REQUIREMENTS:
Transcribe the whole listing without a single picture.

SOURCE EXCERPT:
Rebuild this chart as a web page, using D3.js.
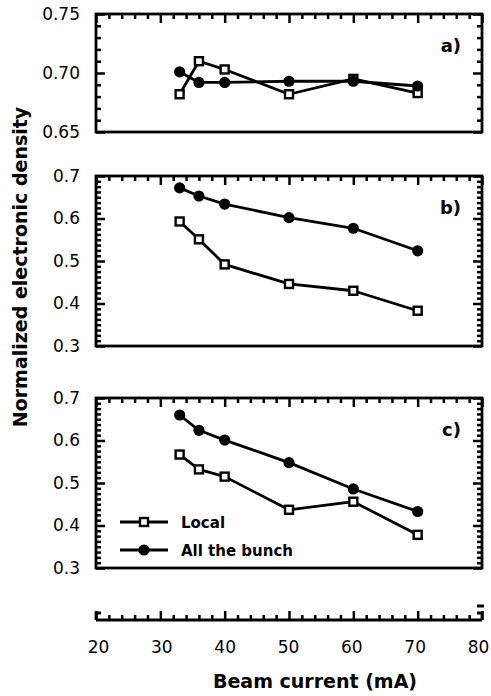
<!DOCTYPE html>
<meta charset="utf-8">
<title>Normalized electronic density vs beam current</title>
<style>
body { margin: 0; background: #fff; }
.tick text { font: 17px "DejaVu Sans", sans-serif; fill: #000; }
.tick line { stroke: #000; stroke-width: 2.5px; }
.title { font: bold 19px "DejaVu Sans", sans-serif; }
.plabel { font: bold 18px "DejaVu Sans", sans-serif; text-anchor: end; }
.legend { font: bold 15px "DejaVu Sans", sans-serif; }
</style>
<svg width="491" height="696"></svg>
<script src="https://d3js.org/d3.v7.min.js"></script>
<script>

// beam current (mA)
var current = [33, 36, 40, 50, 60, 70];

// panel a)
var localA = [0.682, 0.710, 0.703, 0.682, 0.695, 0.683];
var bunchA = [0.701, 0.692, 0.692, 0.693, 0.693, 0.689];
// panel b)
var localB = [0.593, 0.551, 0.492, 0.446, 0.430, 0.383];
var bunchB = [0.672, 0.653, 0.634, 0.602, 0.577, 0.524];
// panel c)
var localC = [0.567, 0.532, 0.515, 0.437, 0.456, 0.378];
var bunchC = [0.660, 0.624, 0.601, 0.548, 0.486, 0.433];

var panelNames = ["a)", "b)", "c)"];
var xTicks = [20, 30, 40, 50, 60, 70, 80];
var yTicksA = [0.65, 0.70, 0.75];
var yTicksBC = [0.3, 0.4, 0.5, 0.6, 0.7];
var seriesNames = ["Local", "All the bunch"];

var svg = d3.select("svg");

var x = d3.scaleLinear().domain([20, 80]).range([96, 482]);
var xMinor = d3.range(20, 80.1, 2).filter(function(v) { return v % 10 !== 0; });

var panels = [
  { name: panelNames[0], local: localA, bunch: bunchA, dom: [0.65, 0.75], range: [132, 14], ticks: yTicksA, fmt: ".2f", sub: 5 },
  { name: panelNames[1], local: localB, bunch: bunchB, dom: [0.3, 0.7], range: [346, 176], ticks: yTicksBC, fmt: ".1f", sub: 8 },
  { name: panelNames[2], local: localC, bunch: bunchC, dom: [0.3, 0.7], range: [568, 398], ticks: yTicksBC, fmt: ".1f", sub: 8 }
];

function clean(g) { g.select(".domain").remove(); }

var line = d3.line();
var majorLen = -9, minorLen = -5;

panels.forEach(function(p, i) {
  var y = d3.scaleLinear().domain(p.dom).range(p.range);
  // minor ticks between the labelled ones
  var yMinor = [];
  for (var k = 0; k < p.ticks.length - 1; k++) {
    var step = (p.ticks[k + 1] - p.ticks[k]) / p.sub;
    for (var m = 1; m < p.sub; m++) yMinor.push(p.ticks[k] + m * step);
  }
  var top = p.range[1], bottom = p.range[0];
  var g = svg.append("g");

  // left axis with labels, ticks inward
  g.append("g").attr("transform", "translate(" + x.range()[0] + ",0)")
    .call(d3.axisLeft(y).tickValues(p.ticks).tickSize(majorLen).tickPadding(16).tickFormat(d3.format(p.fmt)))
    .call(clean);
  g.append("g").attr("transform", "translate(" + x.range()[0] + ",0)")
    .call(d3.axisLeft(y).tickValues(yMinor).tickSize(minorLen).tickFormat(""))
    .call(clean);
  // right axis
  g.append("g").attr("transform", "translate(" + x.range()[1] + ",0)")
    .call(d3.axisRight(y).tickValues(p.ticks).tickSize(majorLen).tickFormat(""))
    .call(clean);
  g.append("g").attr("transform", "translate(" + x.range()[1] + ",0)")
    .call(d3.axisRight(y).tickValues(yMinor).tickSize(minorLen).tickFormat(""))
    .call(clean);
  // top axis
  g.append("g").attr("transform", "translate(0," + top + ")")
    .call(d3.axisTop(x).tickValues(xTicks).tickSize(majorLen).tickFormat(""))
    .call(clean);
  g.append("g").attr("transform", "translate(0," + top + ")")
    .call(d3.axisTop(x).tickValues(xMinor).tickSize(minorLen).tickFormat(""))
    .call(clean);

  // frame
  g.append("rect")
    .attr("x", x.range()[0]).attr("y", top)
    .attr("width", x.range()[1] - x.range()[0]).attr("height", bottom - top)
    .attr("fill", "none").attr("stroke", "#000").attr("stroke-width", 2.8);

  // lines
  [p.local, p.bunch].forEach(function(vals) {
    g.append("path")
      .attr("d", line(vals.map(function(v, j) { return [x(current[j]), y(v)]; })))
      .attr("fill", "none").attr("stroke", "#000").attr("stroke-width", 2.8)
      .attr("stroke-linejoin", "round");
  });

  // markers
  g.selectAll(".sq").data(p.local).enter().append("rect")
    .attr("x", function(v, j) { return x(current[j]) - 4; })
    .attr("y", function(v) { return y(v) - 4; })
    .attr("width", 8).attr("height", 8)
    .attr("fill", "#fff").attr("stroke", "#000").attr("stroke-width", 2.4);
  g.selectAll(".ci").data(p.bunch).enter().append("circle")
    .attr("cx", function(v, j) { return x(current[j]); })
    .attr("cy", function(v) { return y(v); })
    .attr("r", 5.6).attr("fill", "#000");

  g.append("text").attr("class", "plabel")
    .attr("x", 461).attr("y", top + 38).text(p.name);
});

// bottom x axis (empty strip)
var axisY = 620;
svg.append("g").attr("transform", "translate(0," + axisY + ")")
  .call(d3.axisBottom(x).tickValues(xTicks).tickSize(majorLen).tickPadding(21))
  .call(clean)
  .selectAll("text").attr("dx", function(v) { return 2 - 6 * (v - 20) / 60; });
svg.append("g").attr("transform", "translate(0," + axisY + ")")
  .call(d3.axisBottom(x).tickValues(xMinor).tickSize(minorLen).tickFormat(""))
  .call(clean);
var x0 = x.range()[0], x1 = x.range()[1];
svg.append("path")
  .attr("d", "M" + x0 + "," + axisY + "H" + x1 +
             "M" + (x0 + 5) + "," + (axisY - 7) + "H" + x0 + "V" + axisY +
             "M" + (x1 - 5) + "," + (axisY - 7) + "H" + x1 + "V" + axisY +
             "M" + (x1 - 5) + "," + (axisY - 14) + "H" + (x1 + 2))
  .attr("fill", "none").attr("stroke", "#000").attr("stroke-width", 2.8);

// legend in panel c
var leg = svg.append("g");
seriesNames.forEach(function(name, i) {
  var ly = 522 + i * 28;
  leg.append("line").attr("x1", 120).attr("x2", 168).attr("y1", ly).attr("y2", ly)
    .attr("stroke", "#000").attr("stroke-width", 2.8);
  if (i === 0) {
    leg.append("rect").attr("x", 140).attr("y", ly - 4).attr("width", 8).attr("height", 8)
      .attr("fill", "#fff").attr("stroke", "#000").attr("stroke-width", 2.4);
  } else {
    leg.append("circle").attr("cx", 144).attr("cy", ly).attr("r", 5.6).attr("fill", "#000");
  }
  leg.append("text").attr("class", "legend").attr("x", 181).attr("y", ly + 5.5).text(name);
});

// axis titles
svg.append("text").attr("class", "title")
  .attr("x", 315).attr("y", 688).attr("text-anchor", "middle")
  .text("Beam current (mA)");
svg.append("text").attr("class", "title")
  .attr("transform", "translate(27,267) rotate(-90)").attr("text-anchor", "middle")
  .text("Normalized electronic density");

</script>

FINISHED EXERCISE:
Rebuild this chart as a web page, using D3.js.
<!DOCTYPE html>
<meta charset="utf-8">
<title>Normalized electronic density vs beam current</title>
<style>
body { margin: 0; background: #fff; }
.tick text { font: 17px "DejaVu Sans", sans-serif; fill: #000; }
.tick line { stroke: #000; stroke-width: 2.5px; }
.title { font: bold 19px "DejaVu Sans", sans-serif; }
.plabel { font: bold 18px "DejaVu Sans", sans-serif; text-anchor: end; }
.legend { font: bold 15px "DejaVu Sans", sans-serif; }
</style>
<svg width="491" height="696"></svg>
<script src="https://d3js.org/d3.v7.min.js"></script>
<script>

// beam current (mA)
var current = [33, 36, 40, 50, 60, 70];

// panel a)
var localA = [0.682, 0.710, 0.703, 0.682, 0.695, 0.683];
var bunchA = [0.701, 0.692, 0.692, 0.693, 0.693, 0.689];
// panel b)
var localB = [0.593, 0.551, 0.492, 0.446, 0.430, 0.383];
var bunchB = [0.672, 0.653, 0.634, 0.602, 0.577, 0.524];
// panel c)
var localC = [0.567, 0.532, 0.515, 0.437, 0.456, 0.378];
var bunchC = [0.660, 0.624, 0.601, 0.548, 0.486, 0.433];

var panelNames = ["a)", "b)", "c)"];
var xTicks = [20, 30, 40, 50, 60, 70, 80];
var yTicksA = [0.65, 0.70, 0.75];
var yTicksBC = [0.3, 0.4, 0.5, 0.6, 0.7];
var seriesNames = ["Local", "All the bunch"];

var svg = d3.select("svg");

var x = d3.scaleLinear().domain([20, 80]).range([96, 482]);
var xMinor = d3.range(20, 80.1, 2).filter(function(v) { return v % 10 !== 0; });

var panels = [
  { name: panelNames[0], local: localA, bunch: bunchA, dom: [0.65, 0.75], range: [132, 14], ticks: yTicksA, fmt: ".2f", sub: 5 },
  { name: panelNames[1], local: localB, bunch: bunchB, dom: [0.3, 0.7], range: [346, 176], ticks: yTicksBC, fmt: ".1f", sub: 8 },
  { name: panelNames[2], local: localC, bunch: bunchC, dom: [0.3, 0.7], range: [568, 398], ticks: yTicksBC, fmt: ".1f", sub: 8 }
];

function clean(g) { g.select(".domain").remove(); }

var line = d3.line();
var majorLen = -9, minorLen = -5;

panels.forEach(function(p, i) {
  var y = d3.scaleLinear().domain(p.dom).range(p.range);
  // minor ticks between the labelled ones
  var yMinor = [];
  for (var k = 0; k < p.ticks.length - 1; k++) {
    var step = (p.ticks[k + 1] - p.ticks[k]) / p.sub;
    for (var m = 1; m < p.sub; m++) yMinor.push(p.ticks[k] + m * step);
  }
  var top = p.range[1], bottom = p.range[0];
  var g = svg.append("g");

  // left axis with labels, ticks inward
  g.append("g").attr("transform", "translate(" + x.range()[0] + ",0)")
    .call(d3.axisLeft(y).tickValues(p.ticks).tickSize(majorLen).tickPadding(16).tickFormat(d3.format(p.fmt)))
    .call(clean);
  g.append("g").attr("transform", "translate(" + x.range()[0] + ",0)")
    .call(d3.axisLeft(y).tickValues(yMinor).tickSize(minorLen).tickFormat(""))
    .call(clean);
  // right axis
  g.append("g").attr("transform", "translate(" + x.range()[1] + ",0)")
    .call(d3.axisRight(y).tickValues(p.ticks).tickSize(majorLen).tickFormat(""))
    .call(clean);
  g.append("g").attr("transform", "translate(" + x.range()[1] + ",0)")
    .call(d3.axisRight(y).tickValues(yMinor).tickSize(minorLen).tickFormat(""))
    .call(clean);
  // top axis
  g.append("g").attr("transform", "translate(0," + top + ")")
    .call(d3.axisTop(x).tickValues(xTicks).tickSize(majorLen).tickFormat(""))
    .call(clean);
  g.append("g").attr("transform", "translate(0," + top + ")")
    .call(d3.axisTop(x).tickValues(xMinor).tickSize(minorLen).tickFormat(""))
    .call(clean);

  // frame
  g.append("rect")
    .attr("x", x.range()[0]).attr("y", top)
    .attr("width", x.range()[1] - x.range()[0]).attr("height", bottom - top)
    .attr("fill", "none").attr("stroke", "#000").attr("stroke-width", 2.8);

  // lines
  [p.local, p.bunch].forEach(function(vals) {
    g.append("path")
      .attr("d", line(vals.map(function(v, j) { return [x(current[j]), y(v)]; })))
      .attr("fill", "none").attr("stroke", "#000").attr("stroke-width", 2.8)
      .attr("stroke-linejoin", "round");
  });

  // markers
  g.selectAll(".sq").data(p.local).enter().append("rect")
    .attr("x", function(v, j) { return x(current[j]) - 4; })
    .attr("y", function(v) { return y(v) - 4; })
    .attr("width", 8).attr("height", 8)
    .attr("fill", "#fff").attr("stroke", "#000").attr("stroke-width", 2.4);
  g.selectAll(".ci").data(p.bunch).enter().append("circle")
    .attr("cx", function(v, j) { return x(current[j]); })
    .attr("cy", function(v) { return y(v); })
    .attr("r", 5.6).attr("fill", "#000");

  g.append("text").attr("class", "plabel")
    .attr("x", 461).attr("y", top + 38).text(p.name);
});

// bottom x axis (empty strip)
var axisY = 620;
svg.append("g").attr("transform", "translate(0," + axisY + ")")
  .call(d3.axisBottom(x).tickValues(xTicks).tickSize(majorLen).tickPadding(21))
  .call(clean)
  .selectAll("text").attr("dx", function(v) { return 2 - 6 * (v - 20) / 60; });
svg.append("g").attr("transform", "translate(0," + axisY + ")")
  .call(d3.axisBottom(x).tickValues(xMinor).tickSize(minorLen).tickFormat(""))
  .call(clean);
var x0 = x.range()[0], x1 = x.range()[1];
svg.append("path")
  .attr("d", "M" + x0 + "," + axisY + "H" + x1 +
             "M" + (x0 + 5) + "," + (axisY - 7) + "H" + x0 + "V" + axisY +
             "M" + (x1 - 5) + "," + (axisY - 7) + "H" + x1 + "V" + axisY +
             "M" + (x1 - 5) + "," + (axisY - 14) + "H" + (x1 + 2))
  .attr("fill", "none").attr("stroke", "#000").attr("stroke-width", 2.8);

// legend in panel c
var leg = svg.append("g");
seriesNames.forEach(function(name, i) {
  var ly = 522 + i * 28;
  leg.append("line").attr("x1", 120).attr("x2", 168).attr("y1", ly).attr("y2", ly)
    .attr("stroke", "#000").attr("stroke-width", 2.8);
  if (i === 0) {
    leg.append("rect").attr("x", 140).attr("y", ly - 4).attr("width", 8).attr("height", 8)
      .attr("fill", "#fff").attr("stroke", "#000").attr("stroke-width", 2.4);
  } else {
    leg.append("circle").attr("cx", 144).attr("cy", ly).attr("r", 5.6).attr("fill", "#000");
  }
  leg.append("text").attr("class", "legend").attr("x", 181).attr("y", ly + 5.5).text(name);
});

// axis titles
svg.append("text").attr("class", "title")
  .attr("x", 315).attr("y", 688).attr("text-anchor", "middle")
  .text("Beam current (mA)");
svg.append("text").attr("class", "title")
  .attr("transform", "translate(27,267) rotate(-90)").attr("text-anchor", "middle")
  .text("Normalized electronic density");

</script>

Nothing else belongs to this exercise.